Hollywood’s History

History Through…
…Film
During the past century, a growing amount of what Americans know about history has come from the movies. Popular films both represent and misrepresent the historical past. On the one hand, the movies expose the public to the look and feel of a particular era. Film helps audiences visualize the past in a way no written text can, and introduces viewers to key historical episodes that they might never know about otherwise.
On the other hand, movies also distort the past. Historical movies typically simplify the historical record, condense timelines, collapse several personalities into a single character, invent dialogue and situations, and take liberty with facts. Much of the complexity of the past disappears, as movies populate the screen with clearly identified heroes and villains.
The following film clips present two opposing viewpoints on American history, and illustrate how interpretations of the same history can differ.
Spirit of America
Following the September 11, 2001 terrorist attacks that left nearly 3,000 Americans dead, and which destroyed New York City’s World Trade Centers and severely damaged the Pentagon, an Academy Award winning filmmaker, Chuck Workman, created a 3-minute long montage that spliced clips from 110 Hollywood movies. The trailer was shown in more than 10,000 movie theaters in the weeks after the 9/11 attacks.
Brief History of the United States of America
In his 2002 documentary, Brief History of the United States of America from his documentary Bowling for Columbine, filmmaker Michael Moore explores the roots of the United States’ fascination with guns.
Hidden History
Zombies
They are the walking dead. They drag their feet and smell of decay. Their eyes are lifeless and they amble without purpose. They straddle the boundary between life and death.
Zombies, in American popular culture, are reanimated corpses with an unquenchable taste for human flesh, especially brains. They are human in form but lack self-awareness, intelligence, and a soul.
Zombies now pervade popular culture, from Night of the Living Dead to World War Z.

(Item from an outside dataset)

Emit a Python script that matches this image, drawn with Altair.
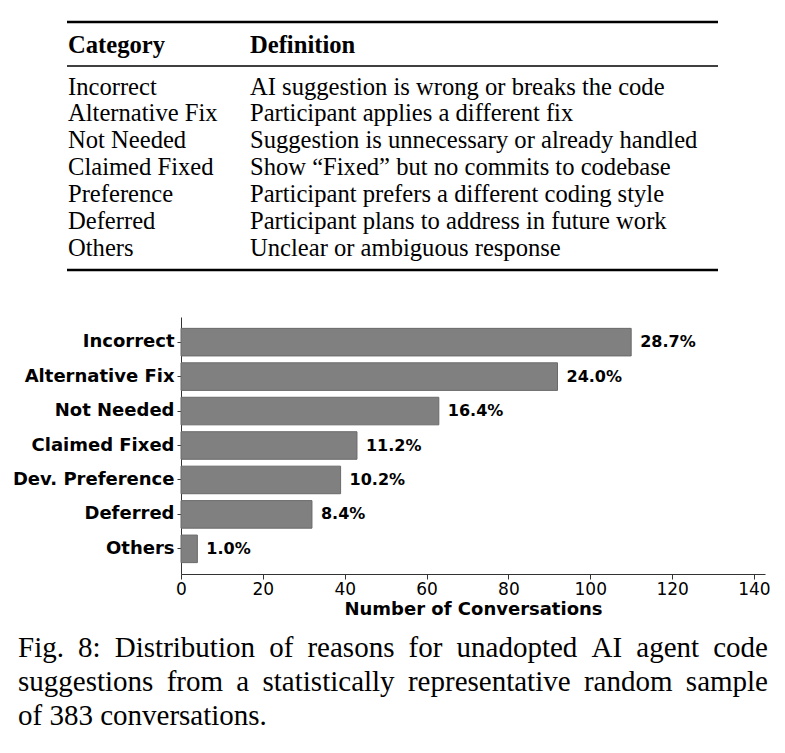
import altair as alt
import pandas as pd

# ---- data -------------------------------------------------------------
categories = ["Incorrect", "Alternative Fix", "Not Needed", "Claimed Fixed",
              "Dev. Preference", "Deferred", "Others"]
counts = [110, 92, 63, 43, 39, 32, 4]
pct_labels = ["28.7%", "24.0%", "16.4%", "11.2%", "10.2%", "8.4%", "1.0%"]
x_ticks = [0, 20, 40, 60, 80, 100, 120, 140]

table_header = ["Category", "Definition"]
table_categories = ["Incorrect", "Alternative Fix", "Not Needed", "Claimed Fixed",
                    "Preference", "Deferred", "Others"]
table_definitions = [
    "AI suggestion is wrong or breaks the code",
    "Participant applies a different fix",
    "Suggestion is unnecessary or already handled",
    "Show \u201cFixed\u201d but no commits to codebase",
    "Participant prefers a different coding style",
    "Participant plans to address in future work",
    "Unclear or ambiguous response",
]

caption_lines = [
    ["Fig.", "8:", "Distribution", "of", "reasons", "for", "unadopted", "AI", "agent", "code"],
    ["suggestions", "from", "a", "statistically", "representative", "random", "sample"],
    ["of", "383", "conversations."],
]
caption_justified = [True, True, False]

# ---- page layout (pixels) ----------------------------------------------
PAGE_W, PAGE_H = 785, 753
LEFT, TOP = 181, 317          # plot-area origin on the page
PLOT_W, PLOT_H = 584, 257

SERIF = "Liberation Serif"
SANS = "DejaVu Sans"

# table geometry
TBL_X0, TBL_X1 = 67, 718
COL1_X, COL2_X = 68, 250
HEADER_BASE = 53
ROW0_BASE, ROW_STEP = 94.5, 26.9
RULES = [(22, 2.4), (66, 1.3), (270, 2.4)]
TBL_FONT = 24.6

# caption geometry: lines are justified between CAP_X0 and CAP_X1
CAP_FONT = 29
CAP_X0, CAP_X1 = 18, 768
CAP_BASES = [657, 691, 725]

# advance widths of the serif face (per 1000 em) used to space caption words
_W = {" ": 250, ".": 250, ":": 278, ",": 250, "A": 722, "F": 556, "I": 333,
      "a": 444, "b": 500, "c": 444, "d": 500, "e": 444, "f": 333, "g": 500,
      "h": 500, "i": 278, "j": 278, "k": 500, "l": 278, "m": 778, "n": 500,
      "o": 500, "p": 500, "q": 500, "r": 333, "s": 389, "t": 278, "u": 500,
      "v": 500, "w": 722, "x": 500, "y": 500, "z": 444, "D": 722}
for _d in "0123456789":
    _W[_d] = 500


def text_width(s, size):
    return sum(_W.get(ch, 500) for ch in s) * size / 1000.0


def px(x):
    return x - LEFT


def py(y):
    return y - TOP


# ---- bar chart ----------------------------------------------------------
bars_df = pd.DataFrame({"category": categories, "count": counts, "pct": pct_labels})

y_enc = alt.Y(
    "category:N", sort=categories, title=None,
    scale=alt.Scale(paddingInner=0.2, paddingOuter=0.33),
    axis=alt.Axis(labelFont=SANS, labelFontWeight="bold", labelFontSize=18,
                  labelColor="black", tickSize=4, tickColor="#333", domainColor="#333",
                  domainWidth=1, labelPadding=3, grid=False),
)
x_enc = alt.X(
    "count:Q", scale=alt.Scale(domain=[0, 142.7], nice=False, zero=True),
    axis=alt.Axis(values=x_ticks, title="Number of Conversations", titleFont=SANS,
                  titleFontWeight="bold", titleFontSize=18, titleColor="black",
                  labelFont=SANS, labelFontSize=17, labelColor="black", tickSize=5,
                  tickColor="#333", domainColor="#333", grid=False, labelPadding=2,
                  labelFlush=False, titlePadding=3),
)

bars = alt.Chart(bars_df).mark_bar(
    color="#808080", stroke="#6a6a6a", strokeWidth=1
).encode(x=x_enc, y=y_enc)

values = alt.Chart(bars_df).mark_text(
    align="left", baseline="middle", dx=9, font=SANS, fontWeight="bold",
    fontSize=16, color="black"
).encode(x="count:Q", y=alt.Y("category:N", sort=categories), text="pct:N")

# ---- definitions table --------------------------------------------------
rules_df = pd.DataFrame({"y": [py(r[0]) for r in RULES], "w": [r[1] for r in RULES]})
table_rules = alt.Chart(rules_df).mark_rule(color="black").encode(
    x=alt.value(px(TBL_X0)), x2=alt.value(px(TBL_X1)),
    y=alt.Y("y:Q", scale=None),
    strokeWidth=alt.StrokeWidth("w:Q", scale=None),
)

header_df = pd.DataFrame({"text": table_header, "col": [0, 1]})
table_head = alt.Chart(header_df).mark_text(
    align="left", baseline="alphabetic", font=SERIF, fontWeight="bold",
    fontSize=TBL_FONT, color="black"
).transform_calculate(
    hx=f"datum.col == 0 ? {px(COL1_X)} : {px(COL2_X)}"
).encode(
    x=alt.X("hx:Q", scale=None), y=alt.value(py(HEADER_BASE)), text="text:N"
)

rows_df = pd.DataFrame({
    "cat": table_categories,
    "definition": table_definitions,
    "row": list(range(len(table_categories))),
})
row_y = alt.Y("ry:Q", scale=None)
table_rows_base = alt.Chart(rows_df).transform_calculate(
    ry=f"{ROW0_BASE - TOP} + datum.row * {ROW_STEP}"
)
table_cats = table_rows_base.mark_text(
    align="left", baseline="alphabetic", font=SERIF, fontSize=TBL_FONT, color="black"
).encode(x=alt.value(px(COL1_X)), y=row_y, text="cat:N")
table_defs = table_rows_base.mark_text(
    align="left", baseline="alphabetic", font=SERIF, fontSize=TBL_FONT, color="black"
).encode(x=alt.value(px(COL2_X)), y=row_y, text="definition:N")

# ---- caption (justified word by word) -----------------------------------
cap_rows = []
for line_no, words in enumerate(caption_lines):
    widths = [text_width(w, CAP_FONT) for w in words]
    if caption_justified[line_no] and len(words) > 1:
        gap = (CAP_X1 - CAP_X0 - sum(widths)) / (len(words) - 1)
    else:
        gap = text_width(" ", CAP_FONT)
    x = CAP_X0
    for w, wd in zip(words, widths):
        cap_rows.append({"word": w, "cx": px(x), "cy": py(CAP_BASES[line_no])})
        x += wd + gap
caption_df = pd.DataFrame(cap_rows)
caption = alt.Chart(caption_df).mark_text(
    align="left", baseline="alphabetic", font=SERIF, fontSize=CAP_FONT, color="black"
).encode(
    x=alt.X("cx:Q", scale=None), y=alt.Y("cy:Q", scale=None), text="word:N"
)

chart = alt.layer(
    bars, values, table_rules, table_head, table_cats, table_defs, caption
).properties(
    width=PLOT_W, height=PLOT_H,
    padding={"left": LEFT, "top": TOP, "right": PAGE_W - LEFT - PLOT_W,
             "bottom": PAGE_H - TOP - PLOT_H},
    autosize=alt.AutoSizeParams(type="none"),
    background="white",
).configure_view(stroke=None)

chart.save("out.html", embed_options={"renderer": "svg", "actions": False})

The undead have a history. They are a product of slavery and colonial dispossession. The very word has African roots, from words for corpse or ghost or spirit of the dead.
The idea of Zombies first appeared in Haiti in the seventeenth and eighteenth centuries, when the country was known as Saint-Domingue and ruled by France, which imported large numbers of African slaves to toil on sugar plantations. Slavery in Saint-Domingue under the French was extremely brutal: Half of the slaves brought in from Africa were worked to death within, on average, seven years, which only led to the capture and import of more.
Haitian slaves believed that dying would release them back to lan guinée, literally Guinea, or Africa in general, a kind of afterlife where they could be free. Though suicide was common among slaves, those who took their own lives wouldn’t be allowed to return to lan guinée. Instead, they’d be condemned to skulk the Hispaniola plantations for eternity, an undead slave at once denied their own bodies and yet trapped inside them—a soulless zombie.
After Haiti’s slaves overthrew their masters in 1804, the concept of zombies entered into Haiti’s folklore. Sorcerers were said to be able to bewitch individuals and force them to do heavy labor. It would be these ideas that would enter into American popular culture in the pulp fiction of the 1920s, which treated zombies as boogeyman, not unlike werewolves and vampires. The idea of zombies was further popularized by Hollywood in such movies as White Zombie (1932) or I Walked With a Zombie (1943).
Today, popular culture uses the zombie as an escapist fantasy, its historic significance long forgotten.

History Through…
…Song: “We Shall Overcome”
On an April night in 1960, Guy Carawan, a folk singer and folklorist, stood before a group of black students in Raleigh, N.C., and sang a little-known folk song that would become the anthem of the Civil Rights movement.
Carawan did not write the song, but he arranged the song and popularized it. The melody had its roots in a religious hymn written in the 1790s. The original lyrics were by a black Methodist minister, Charles Albert Tindley, but sung to a very different tune. In 1945, the song, combining Tindley’s words with the hymn’s melody, was sung on picket lines by striking tobacco workers in Charleston, S.C.

Carawan thought folk music could be a powerful instrument of social change. He traveled across the South and collected folk songs. One song he found was called “Keep Your Hands on the Plow.” It would become “Keep Your Eyes on the Prize,” another Civil Rights anthem.
The power of “We Shall Overcome” was underscored just five years after Carawan first sang it.
On March 15, 1965, in a televised address seen by 70 million Americans, President Lyndon B. Johnson announced his intention to submit a voting rights bill to Congress, partly in response to efforts by authorities in Selma, Alabama to prevent African Americans from registering to vote.
Describing the legislation—which he would sign into law that August as the Voting Rights Act of 1965—President Johnson said: “Even if we pass this bill, the battle will not be over. What happened in Selma is part of a far larger movement which reaches into every section and state of America. It is the effort of American Negroes to secure for themselves the full blessings of American life.” He continued:“Their cause must be our cause, too. Because it is not just Negroes, but really it is all of us, who must overcome the crippling legacy of bigotry and injustice.”
President Johnson added: “And we shall overcome.”